Mapping Points on the Bloch Sphere

[captainhampto]

Hey guys,

I'm attempting to map some discrete points on the surface of the Bloch sphere:

For instance, the full spectrum of ranges for variable theta is 0 < theta < pi. However, my goal is to limit that range from some theta_1 < theta < theta_2. I was going to use a spherical harmonic technique to limit the ranges, but my question is this:

If I do succeed in limiting the ranges, will this actually map to these new points (theta_1 and theta_2) or will it simply alter the probability of the qubit represented by the Bloch sphere to collapsing to either basis state of 0 or 1?

My main goal is to have some value between theta_1 and theta_2 arise from this technique so that I do not get the full spectrum of 0 to pi. If a better technique exists I would be most obliged to learn of it.

If any further clarification is needed, please do not hesitate to post a response, as perhaps I am leaving out some detail that is crucial. Either way, thanks and looking forward to some responses.

 

[arkajad]

To map from where to where? And why is mapping a point from one set to another set a problem?

 

[captainhampto]

To map from some point on the sphere denoted by spherical coordinations (theta_1, phi_1) to (theta_2, ph_2).

where instead of the full range:

0 <= theta <= 180
0 <= phi <= 360

the ranges are limited by some theta_1, theta_2, phi_1, and phi_2:

theta_1 <= theta <= theta_2
phi_1 <= phi <= phi_2

I have a pretty good idea of how to limit the ranges, basically by creating a set of new functions which are orthonormal over the set of new value ranges.

I suppose my main question is that, using these new functions on the sphere, when the qubit is observed will it collapse to some point on the sphere? Or will it simply alter the probability of the qubit collapsing to either state.

Or, perhaps if I am making this too complex. Basically, if there is a cleaner method for obtaining some value between the ranges of

theta_1 <= theta <= theta_2
phi_1 <= phi <= phi_2

when the qubit collapses, that is what I am after.

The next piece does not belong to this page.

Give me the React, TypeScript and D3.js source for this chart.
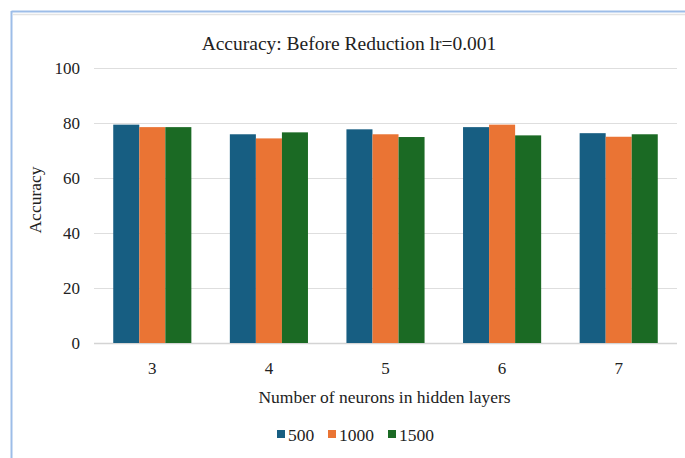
import React from "react";
import * as d3 from "d3";

// Hidden-layer neuron counts (x categories)
const categories = ["3", "4", "5", "6", "7"];
// Series: training epochs
const seriesNames = ["500", "1000", "1500"];
const values500 = [79.4, 75.9, 77.7, 78.5, 76.3];
const values1000 = [78.5, 74.4, 75.9, 79.4, 75.0];
const values1500 = [78.5, 76.6, 74.9, 75.5, 75.9];
const yTicks = [0, 20, 40, 60, 80, 100];

const colors = ["#175e82", "#ea7434", "#1b6a24"];

const W = 685;
const H = 458;
const plot = { left: 94, right: 677, top: 68, bottom: 343 };
const font = "Liberation Serif, Tinos, Times New Roman, DejaVu Serif, serif";

export default function App() {
  const series = [values500, values1000, values1500];
  const x0 = d3
    .scaleBand<string>()
    .domain(categories)
    .range([plot.left, plot.right])
    .paddingInner(0.33)
    .paddingOuter(0.165);
  const x1 = d3
    .scaleBand<string>()
    .domain(seriesNames)
    .range([0, x0.bandwidth()])
    .padding(0);
  const y = d3.scaleLinear().domain([0, 100]).range([plot.bottom, plot.top]);

  const legendItems = [
    { x: 277, label: seriesNames[0] },
    { x: 328, label: seriesNames[1] },
    { x: 388, label: seriesNames[2] },
  ];

  const txt = { fontFamily: font, fill: "#222" } as React.CSSProperties;

  return (
    <svg
      width={W}
      height={H}
      style={{ position: "absolute", left: 0, top: 0, background: "#fff", fontFamily: font }}
    >
      {/* frame */}
      <line x1={13} x2={W} y1={14.5} y2={14.5} stroke="#e3e3e3" strokeWidth={1.5} />
      <line x1={11.5} x2={W} y1={11.5} y2={11.5} stroke="#9dbde8" strokeWidth={2} />
      <line x1={11.5} x2={11.5} y1={11} y2={H} stroke="#9dbde8" strokeWidth={2} />

      <text x={349} y={50} textAnchor="middle" fontSize={19.5} style={txt}>
        Accuracy: Before Reduction lr=0.001
      </text>

      {/* gridlines */}
      {yTicks.map((t) => (
        <g key={t}>
          <line
            x1={plot.left}
            x2={plot.right}
            y1={y(t) + 0.5}
            y2={y(t) + 0.5}
            stroke={t === 0 ? "#d4d4d4" : "#dedede"}
            strokeWidth={t === 0 ? 1.5 : 1}
          />
          <text x={80} y={y(t)} dy="0.35em" textAnchor="end" fontSize={17} style={txt}>
            {t}
          </text>
        </g>
      ))}

      {/* bars */}
      {categories.map((c, i) => (
        <g key={c} transform={`translate(${x0(c)},0)`}>
          {series.map((vals, s) => (
            <rect
              key={s}
              x={x1(seriesNames[s])}
              y={y(vals[i])}
              width={x1.bandwidth()}
              height={y(0) - y(vals[i])}
              fill={colors[s]}
            />
          ))}
          <text
            x={x0.bandwidth() / 2}
            y={368}
            dy="0.35em"
            textAnchor="middle"
            fontSize={17}
            style={txt}
          >
            {c}
          </text>
        </g>
      ))}

      <text
        x={(plot.left + plot.right) / 2 - 1}
        y={403}
        textAnchor="middle"
        fontSize={17.5}
        style={txt}
      >
        Number of neurons in hidden layers
      </text>

      <text
        transform={`translate(41,200) rotate(-90)`}
        textAnchor="middle"
        fontSize={17.5}
        style={txt}
      >
        Accuracy
      </text>

      {/* legend */}
      {legendItems.map((l, i) => (
        <g key={l.label}>
          <rect x={l.x} y={430} width={8} height={8} fill={colors[i]} />
          <text x={l.x + 11} y={434.5} dy="0.35em" fontSize={17.5} style={txt}>
            {l.label}
          </text>
        </g>
      ))}
    </svg>
  );
}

Thanks again, and I hope this clears up some of my intent. If not, I really do not mind trying to clear up more if you or anyone else is still not following my reasoning. (I apologize if so)

 

[arkajad]

I don't know if this will help or not, but every pure state of a qubit is described by the density matrix

$$\rho(\mathbf{n})=\frac{1}{2}(I+\mathbb{\sigma}\cdot\mathbf{n})$$

where $\mathbf{n}$ is the unit vector.

It follows that

$$\mbox{Tr }(\sigma_3\rho(\mathbf{n}))=\cos(\theta)$$

 

[arkajad]

So, one can select a region on the Bloch sphere simply by restricting the ranges of expectation values of, say, $\sigma_3$ and $\sigma_1$.

 

[captainhampto]

Thanks a lot for the help arkajad. I will certainly give your approach a shot. Thanks again.